Boris: É difícil construir uma terceira via que nos tirasse desta polarização. Existem várias razões. Uma delas é o desencanto compreensível das pessoas com a política. Só que isso, quando traduzido por uma atitude negativista, leva parcela da população a apoiar candidatos ao extremo. Acho que em parte isso explica o sucesso de um homem que saí das trevas para ser um forte candidato a presidente. Agora, era possível que uma opinião mais sensata prevalecesse. Para isso, os políticos de centro deveriam ter tido um mínimo de sensatez sobre as ameaças que estavam surgindo no horizonte.
Valor: A quais candidatos o senhor se refere?
Boris: Não se entende a fantasia de um Alvaro Dias (Podemos) de dispersar forças no Sul e ser candidato. Se entende menos ainda que alguém como Henrique Meirelles (MDB), com os conhecimentos que tem na área financeira, se pretenda candidato sem viabilidade eleitoral. Essa imaturidade e insensatez levou a uma disputa fragmentada em meio a uma indiferença com o quadro que se avizinhava.
Valor: Quem deveria, portanto, representar o centro?
Boris: Não me parece nenhum exagero dizer que o candidato de centro que teria possibilidades maiores de unir o centro era o Geraldo Alckmin. Pela sua carreira e suas características, Alckmin expressa melhor a tendência de um candidato sério de centro, com todos os defeitos que tem.
Valor: Como o senhor enxerga este descontentamento de parcela da sociedade com a democracia?

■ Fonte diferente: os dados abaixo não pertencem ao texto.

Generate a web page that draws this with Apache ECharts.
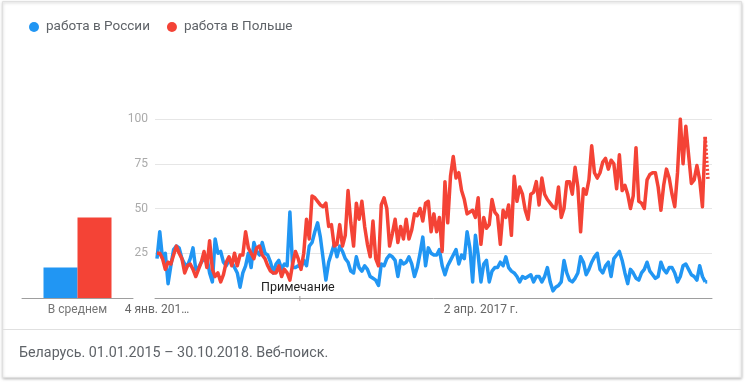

Boris: O descontentamento e a insatisfação despontam da nossa experiência com a democracia. Neste caso, há certos fatores que são específicos do Brasil. O país não viveu em toda a sua extensão o que foi o regime militar. Não houve uma penetração profunda da repressão e dos males de um regime militar como ocorreu na Argentina, Uruguai ou Chile. Então, existe uma percepção muito relativizada da importância da democracia como algo essencial de uma vida minimamente civilizada. Esse quadro se junta a uma experiência que queríamos democrática, mas que a rigor fracassou completamente.
Valor: Como assim?
Boris: Houve uma demonstração de fracasso, especialmente no governo Dilma Rousseff, que não se deve à democracia. Só que a população associa isso. Para que a democracia se existe corrupção e 13 milhões de desempregados? Para alguns, isso faz com que o regime seja uma coisa acidental ou secundária, enquanto outros acreditam que o regime militar, cuja pílula é dourada, atuaria com mais autoridade para resolver problemas de economia e o sentimento predominante de insegurança.